■ **STATED GOAL**
Copy out each line of the listing that has the word "this" in it.

■ **MATERIAL**
━━━
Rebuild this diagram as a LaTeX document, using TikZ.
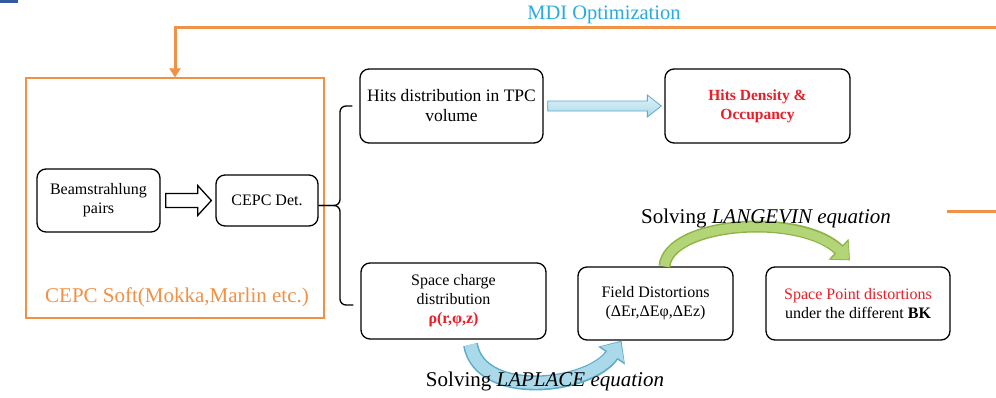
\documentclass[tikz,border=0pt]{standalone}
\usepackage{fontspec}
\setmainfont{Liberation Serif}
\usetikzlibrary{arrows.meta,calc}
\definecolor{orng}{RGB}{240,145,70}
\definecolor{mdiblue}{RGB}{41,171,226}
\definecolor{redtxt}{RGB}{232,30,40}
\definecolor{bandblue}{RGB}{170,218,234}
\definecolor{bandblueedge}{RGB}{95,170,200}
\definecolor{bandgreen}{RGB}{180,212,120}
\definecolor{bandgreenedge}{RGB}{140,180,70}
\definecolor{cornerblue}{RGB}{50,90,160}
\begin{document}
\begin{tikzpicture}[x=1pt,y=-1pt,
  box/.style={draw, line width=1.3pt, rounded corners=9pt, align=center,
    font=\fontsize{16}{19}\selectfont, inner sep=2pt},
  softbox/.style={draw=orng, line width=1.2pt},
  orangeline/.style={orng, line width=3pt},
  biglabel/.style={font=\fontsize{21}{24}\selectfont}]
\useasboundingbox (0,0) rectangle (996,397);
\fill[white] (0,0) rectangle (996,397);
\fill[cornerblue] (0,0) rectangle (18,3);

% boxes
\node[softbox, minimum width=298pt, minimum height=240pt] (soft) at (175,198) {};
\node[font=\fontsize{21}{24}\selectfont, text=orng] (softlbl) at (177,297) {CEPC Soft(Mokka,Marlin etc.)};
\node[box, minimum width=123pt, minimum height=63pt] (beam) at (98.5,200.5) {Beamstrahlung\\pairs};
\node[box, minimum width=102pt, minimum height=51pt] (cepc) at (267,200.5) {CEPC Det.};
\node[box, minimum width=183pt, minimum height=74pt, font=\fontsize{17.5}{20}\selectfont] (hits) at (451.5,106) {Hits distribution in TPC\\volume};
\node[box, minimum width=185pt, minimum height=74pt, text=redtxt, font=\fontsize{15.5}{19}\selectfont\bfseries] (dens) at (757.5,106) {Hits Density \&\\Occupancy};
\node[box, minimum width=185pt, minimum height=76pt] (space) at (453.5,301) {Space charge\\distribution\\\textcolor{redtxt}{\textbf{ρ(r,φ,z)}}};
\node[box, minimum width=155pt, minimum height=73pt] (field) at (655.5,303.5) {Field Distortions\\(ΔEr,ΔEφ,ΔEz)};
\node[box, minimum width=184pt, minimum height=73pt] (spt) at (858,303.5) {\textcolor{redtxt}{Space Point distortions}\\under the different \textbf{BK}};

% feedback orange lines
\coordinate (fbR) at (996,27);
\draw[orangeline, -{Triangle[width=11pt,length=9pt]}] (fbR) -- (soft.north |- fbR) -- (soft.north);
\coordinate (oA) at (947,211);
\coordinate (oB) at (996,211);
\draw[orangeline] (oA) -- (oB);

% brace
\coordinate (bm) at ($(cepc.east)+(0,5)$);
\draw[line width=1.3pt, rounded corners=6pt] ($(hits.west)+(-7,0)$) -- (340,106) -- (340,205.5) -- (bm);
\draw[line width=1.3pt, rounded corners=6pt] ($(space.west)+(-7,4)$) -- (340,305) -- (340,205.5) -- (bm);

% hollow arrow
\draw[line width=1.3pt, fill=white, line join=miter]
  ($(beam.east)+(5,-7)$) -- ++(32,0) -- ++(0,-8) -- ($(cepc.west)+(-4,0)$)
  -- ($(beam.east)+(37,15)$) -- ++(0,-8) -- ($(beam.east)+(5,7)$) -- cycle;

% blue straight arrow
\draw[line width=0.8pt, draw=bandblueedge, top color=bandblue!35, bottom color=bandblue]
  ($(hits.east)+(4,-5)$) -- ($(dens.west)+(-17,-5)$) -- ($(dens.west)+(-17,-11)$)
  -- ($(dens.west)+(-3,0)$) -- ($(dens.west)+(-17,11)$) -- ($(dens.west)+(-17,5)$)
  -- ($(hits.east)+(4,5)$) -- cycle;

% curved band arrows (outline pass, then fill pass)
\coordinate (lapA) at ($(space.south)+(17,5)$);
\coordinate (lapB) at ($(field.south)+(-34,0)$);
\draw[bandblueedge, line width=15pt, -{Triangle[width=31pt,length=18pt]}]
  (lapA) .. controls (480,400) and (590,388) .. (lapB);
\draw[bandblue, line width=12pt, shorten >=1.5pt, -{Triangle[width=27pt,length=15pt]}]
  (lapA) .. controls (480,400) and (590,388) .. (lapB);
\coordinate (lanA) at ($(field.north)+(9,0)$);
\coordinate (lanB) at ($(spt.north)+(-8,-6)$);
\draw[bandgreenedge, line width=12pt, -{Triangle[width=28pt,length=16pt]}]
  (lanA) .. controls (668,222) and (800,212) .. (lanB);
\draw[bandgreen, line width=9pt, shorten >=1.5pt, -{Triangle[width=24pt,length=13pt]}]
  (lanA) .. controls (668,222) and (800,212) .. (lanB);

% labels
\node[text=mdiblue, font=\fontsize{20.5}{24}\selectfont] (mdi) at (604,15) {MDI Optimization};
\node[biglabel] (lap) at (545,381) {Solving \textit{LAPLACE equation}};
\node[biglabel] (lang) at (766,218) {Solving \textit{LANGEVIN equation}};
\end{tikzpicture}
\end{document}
━━━
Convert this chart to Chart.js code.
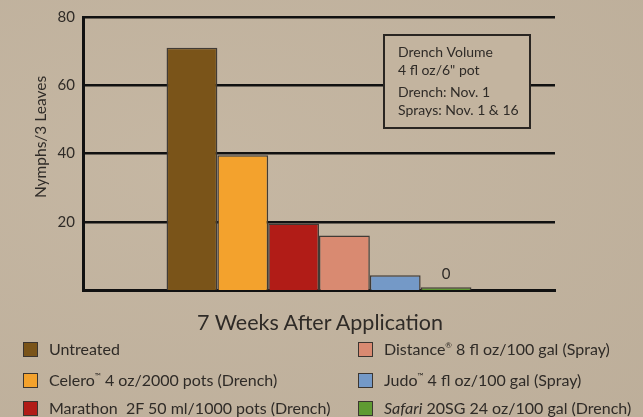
━━━
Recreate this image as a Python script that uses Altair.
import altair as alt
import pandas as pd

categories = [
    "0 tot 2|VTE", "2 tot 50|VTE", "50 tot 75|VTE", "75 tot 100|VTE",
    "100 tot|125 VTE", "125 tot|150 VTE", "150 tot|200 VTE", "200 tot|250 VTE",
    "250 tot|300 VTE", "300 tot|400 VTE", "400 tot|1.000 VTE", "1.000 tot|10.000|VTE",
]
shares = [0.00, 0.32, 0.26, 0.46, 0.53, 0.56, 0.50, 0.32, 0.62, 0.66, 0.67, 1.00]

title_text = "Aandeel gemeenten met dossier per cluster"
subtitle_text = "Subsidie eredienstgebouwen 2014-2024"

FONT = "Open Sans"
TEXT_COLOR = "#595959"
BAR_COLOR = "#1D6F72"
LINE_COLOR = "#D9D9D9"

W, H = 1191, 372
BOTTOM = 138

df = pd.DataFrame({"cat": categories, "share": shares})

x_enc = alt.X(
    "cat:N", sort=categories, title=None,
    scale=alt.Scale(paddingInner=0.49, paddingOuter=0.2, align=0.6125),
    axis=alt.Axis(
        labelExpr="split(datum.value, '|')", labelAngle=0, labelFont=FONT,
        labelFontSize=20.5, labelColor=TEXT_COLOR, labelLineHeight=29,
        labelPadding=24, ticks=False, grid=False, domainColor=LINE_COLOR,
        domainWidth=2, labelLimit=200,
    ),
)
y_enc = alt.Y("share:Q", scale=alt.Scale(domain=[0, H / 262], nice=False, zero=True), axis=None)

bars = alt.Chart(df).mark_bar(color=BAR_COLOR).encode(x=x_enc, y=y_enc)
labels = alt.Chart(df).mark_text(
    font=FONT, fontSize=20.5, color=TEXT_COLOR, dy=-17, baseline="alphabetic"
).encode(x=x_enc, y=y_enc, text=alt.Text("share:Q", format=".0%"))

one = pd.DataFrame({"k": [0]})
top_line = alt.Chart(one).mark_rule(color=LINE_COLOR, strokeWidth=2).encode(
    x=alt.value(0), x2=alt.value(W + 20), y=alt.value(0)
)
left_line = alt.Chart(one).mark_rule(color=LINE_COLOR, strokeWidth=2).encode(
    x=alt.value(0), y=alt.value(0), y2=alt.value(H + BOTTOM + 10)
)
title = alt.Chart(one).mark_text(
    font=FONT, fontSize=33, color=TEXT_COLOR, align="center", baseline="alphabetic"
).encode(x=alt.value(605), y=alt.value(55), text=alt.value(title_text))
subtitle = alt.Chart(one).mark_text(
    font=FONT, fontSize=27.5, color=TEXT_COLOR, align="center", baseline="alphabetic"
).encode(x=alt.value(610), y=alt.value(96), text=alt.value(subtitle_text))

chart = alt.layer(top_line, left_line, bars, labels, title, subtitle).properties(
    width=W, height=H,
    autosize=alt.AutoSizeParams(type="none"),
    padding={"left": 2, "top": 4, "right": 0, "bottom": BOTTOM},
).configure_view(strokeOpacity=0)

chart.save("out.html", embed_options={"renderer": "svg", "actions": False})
━━━
■ **RESULT**
Rebuild this diagram as a LaTeX document, using TikZ.
Convert this chart to Chart.js code.
Recreate this image as a Python script that uses Altair.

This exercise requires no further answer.